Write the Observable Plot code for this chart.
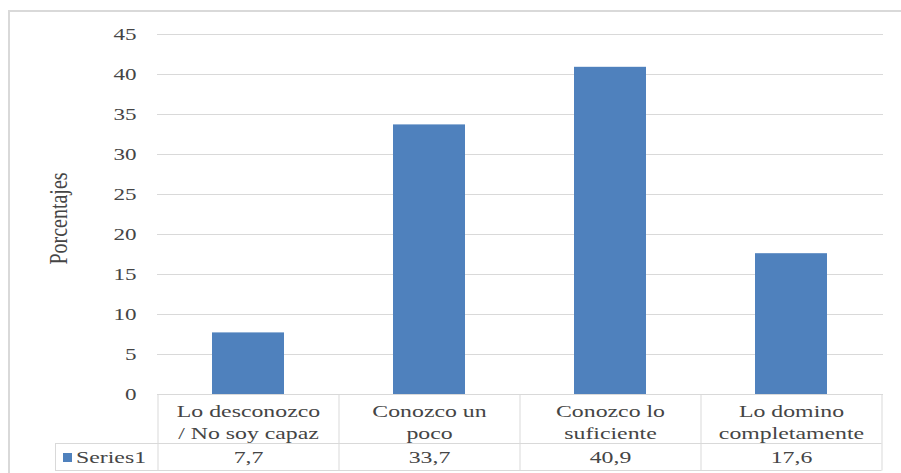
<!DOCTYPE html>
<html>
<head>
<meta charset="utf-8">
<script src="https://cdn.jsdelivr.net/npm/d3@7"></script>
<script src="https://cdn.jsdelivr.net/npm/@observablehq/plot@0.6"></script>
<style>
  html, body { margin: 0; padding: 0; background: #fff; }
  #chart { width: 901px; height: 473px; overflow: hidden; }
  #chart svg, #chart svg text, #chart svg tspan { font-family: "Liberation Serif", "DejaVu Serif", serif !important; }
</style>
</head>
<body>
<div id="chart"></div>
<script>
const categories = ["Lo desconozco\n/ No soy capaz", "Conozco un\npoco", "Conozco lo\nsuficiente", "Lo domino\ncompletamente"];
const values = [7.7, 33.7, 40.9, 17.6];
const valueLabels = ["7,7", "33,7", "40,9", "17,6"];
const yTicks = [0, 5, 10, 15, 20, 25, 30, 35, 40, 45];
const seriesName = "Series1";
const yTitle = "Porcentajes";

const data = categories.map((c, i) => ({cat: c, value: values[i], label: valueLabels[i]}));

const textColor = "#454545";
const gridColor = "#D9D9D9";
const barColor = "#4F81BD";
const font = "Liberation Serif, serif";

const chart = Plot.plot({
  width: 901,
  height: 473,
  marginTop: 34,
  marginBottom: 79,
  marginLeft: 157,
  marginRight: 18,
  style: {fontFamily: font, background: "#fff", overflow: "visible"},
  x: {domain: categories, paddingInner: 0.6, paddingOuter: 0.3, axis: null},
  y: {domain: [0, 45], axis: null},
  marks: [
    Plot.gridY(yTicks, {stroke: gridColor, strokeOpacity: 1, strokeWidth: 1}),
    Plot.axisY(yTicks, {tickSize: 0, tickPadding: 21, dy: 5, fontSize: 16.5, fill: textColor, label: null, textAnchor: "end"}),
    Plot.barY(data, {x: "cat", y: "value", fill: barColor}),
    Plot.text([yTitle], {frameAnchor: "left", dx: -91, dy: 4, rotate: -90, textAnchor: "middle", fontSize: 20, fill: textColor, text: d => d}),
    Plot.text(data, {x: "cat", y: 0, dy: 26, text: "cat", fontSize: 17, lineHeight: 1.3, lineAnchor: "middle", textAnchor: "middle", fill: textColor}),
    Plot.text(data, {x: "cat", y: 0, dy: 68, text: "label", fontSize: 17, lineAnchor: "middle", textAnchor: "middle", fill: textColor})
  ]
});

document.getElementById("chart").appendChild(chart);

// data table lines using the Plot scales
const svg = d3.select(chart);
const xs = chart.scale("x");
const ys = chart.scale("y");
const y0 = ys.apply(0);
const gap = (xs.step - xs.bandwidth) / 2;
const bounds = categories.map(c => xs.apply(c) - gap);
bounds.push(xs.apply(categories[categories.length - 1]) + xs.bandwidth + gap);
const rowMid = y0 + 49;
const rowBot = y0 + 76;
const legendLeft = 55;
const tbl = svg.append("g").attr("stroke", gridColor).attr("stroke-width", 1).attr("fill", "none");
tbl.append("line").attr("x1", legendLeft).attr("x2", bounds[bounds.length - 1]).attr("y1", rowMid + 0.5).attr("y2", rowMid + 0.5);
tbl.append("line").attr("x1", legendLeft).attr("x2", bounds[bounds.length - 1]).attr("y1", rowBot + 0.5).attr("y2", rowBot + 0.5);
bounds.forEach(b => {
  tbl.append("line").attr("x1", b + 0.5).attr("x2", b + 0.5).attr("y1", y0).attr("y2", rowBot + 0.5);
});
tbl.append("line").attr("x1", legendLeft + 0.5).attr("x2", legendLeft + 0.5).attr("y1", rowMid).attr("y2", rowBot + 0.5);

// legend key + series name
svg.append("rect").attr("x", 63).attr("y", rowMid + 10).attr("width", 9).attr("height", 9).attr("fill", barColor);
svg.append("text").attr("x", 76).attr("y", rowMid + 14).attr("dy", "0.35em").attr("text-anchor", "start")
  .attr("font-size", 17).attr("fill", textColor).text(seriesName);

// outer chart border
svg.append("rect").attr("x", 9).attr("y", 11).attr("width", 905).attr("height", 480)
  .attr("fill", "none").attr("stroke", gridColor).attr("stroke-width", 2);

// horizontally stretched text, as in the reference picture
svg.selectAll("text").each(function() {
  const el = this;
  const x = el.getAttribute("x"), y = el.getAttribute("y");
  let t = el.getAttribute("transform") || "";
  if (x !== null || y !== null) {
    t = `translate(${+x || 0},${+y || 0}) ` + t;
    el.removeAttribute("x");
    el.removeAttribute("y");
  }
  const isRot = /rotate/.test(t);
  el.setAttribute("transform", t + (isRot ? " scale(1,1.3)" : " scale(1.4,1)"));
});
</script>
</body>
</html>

STATED GOAL
Print the complete listing exactly as it stands, without its pictures.

THE OUTPUT
Write the Observable Plot code for this chart.
<!DOCTYPE html>
<html>
<head>
<meta charset="utf-8">
<script src="https://cdn.jsdelivr.net/npm/d3@7"></script>
<script src="https://cdn.jsdelivr.net/npm/@observablehq/plot@0.6"></script>
<style>
  html, body { margin: 0; padding: 0; background: #fff; }
  #chart { width: 901px; height: 473px; overflow: hidden; }
  #chart svg, #chart svg text, #chart svg tspan { font-family: "Liberation Serif", "DejaVu Serif", serif !important; }
</style>
</head>
<body>
<div id="chart"></div>
<script>
const categories = ["Lo desconozco\n/ No soy capaz", "Conozco un\npoco", "Conozco lo\nsuficiente", "Lo domino\ncompletamente"];
const values = [7.7, 33.7, 40.9, 17.6];
const valueLabels = ["7,7", "33,7", "40,9", "17,6"];
const yTicks = [0, 5, 10, 15, 20, 25, 30, 35, 40, 45];
const seriesName = "Series1";
const yTitle = "Porcentajes";

const data = categories.map((c, i) => ({cat: c, value: values[i], label: valueLabels[i]}));

const textColor = "#454545";
const gridColor = "#D9D9D9";
const barColor = "#4F81BD";
const font = "Liberation Serif, serif";

const chart = Plot.plot({
  width: 901,
  height: 473,
  marginTop: 34,
  marginBottom: 79,
  marginLeft: 157,
  marginRight: 18,
  style: {fontFamily: font, background: "#fff", overflow: "visible"},
  x: {domain: categories, paddingInner: 0.6, paddingOuter: 0.3, axis: null},
  y: {domain: [0, 45], axis: null},
  marks: [
    Plot.gridY(yTicks, {stroke: gridColor, strokeOpacity: 1, strokeWidth: 1}),
    Plot.axisY(yTicks, {tickSize: 0, tickPadding: 21, dy: 5, fontSize: 16.5, fill: textColor, label: null, textAnchor: "end"}),
    Plot.barY(data, {x: "cat", y: "value", fill: barColor}),
    Plot.text([yTitle], {frameAnchor: "left", dx: -91, dy: 4, rotate: -90, textAnchor: "middle", fontSize: 20, fill: textColor, text: d => d}),
    Plot.text(data, {x: "cat", y: 0, dy: 26, text: "cat", fontSize: 17, lineHeight: 1.3, lineAnchor: "middle", textAnchor: "middle", fill: textColor}),
    Plot.text(data, {x: "cat", y: 0, dy: 68, text: "label", fontSize: 17, lineAnchor: "middle", textAnchor: "middle", fill: textColor})
  ]
});

document.getElementById("chart").appendChild(chart);

// data table lines using the Plot scales
const svg = d3.select(chart);
const xs = chart.scale("x");
const ys = chart.scale("y");
const y0 = ys.apply(0);
const gap = (xs.step - xs.bandwidth) / 2;
const bounds = categories.map(c => xs.apply(c) - gap);
bounds.push(xs.apply(categories[categories.length - 1]) + xs.bandwidth + gap);
const rowMid = y0 + 49;
const rowBot = y0 + 76;
const legendLeft = 55;
const tbl = svg.append("g").attr("stroke", gridColor).attr("stroke-width", 1).attr("fill", "none");
tbl.append("line").attr("x1", legendLeft).attr("x2", bounds[bounds.length - 1]).attr("y1", rowMid + 0.5).attr("y2", rowMid + 0.5);
tbl.append("line").attr("x1", legendLeft).attr("x2", bounds[bounds.length - 1]).attr("y1", rowBot + 0.5).attr("y2", rowBot + 0.5);
bounds.forEach(b => {
  tbl.append("line").attr("x1", b + 0.5).attr("x2", b + 0.5).attr("y1", y0).attr("y2", rowBot + 0.5);
});
tbl.append("line").attr("x1", legendLeft + 0.5).attr("x2", legendLeft + 0.5).attr("y1", rowMid).attr("y2", rowBot + 0.5);

// legend key + series name
svg.append("rect").attr("x", 63).attr("y", rowMid + 10).attr("width", 9).attr("height", 9).attr("fill", barColor);
svg.append("text").attr("x", 76).attr("y", rowMid + 14).attr("dy", "0.35em").attr("text-anchor", "start")
  .attr("font-size", 17).attr("fill", textColor).text(seriesName);

// outer chart border
svg.append("rect").attr("x", 9).attr("y", 11).attr("width", 905).attr("height", 480)
  .attr("fill", "none").attr("stroke", gridColor).attr("stroke-width", 2);

// horizontally stretched text, as in the reference picture
svg.selectAll("text").each(function() {
  const el = this;
  const x = el.getAttribute("x"), y = el.getAttribute("y");
  let t = el.getAttribute("transform") || "";
  if (x !== null || y !== null) {
    t = `translate(${+x || 0},${+y || 0}) ` + t;
    el.removeAttribute("x");
    el.removeAttribute("y");
  }
  const isRot = /rotate/.test(t);
  el.setAttribute("transform", t + (isRot ? " scale(1,1.3)" : " scale(1.4,1)"));
});
</script>
</body>
</html>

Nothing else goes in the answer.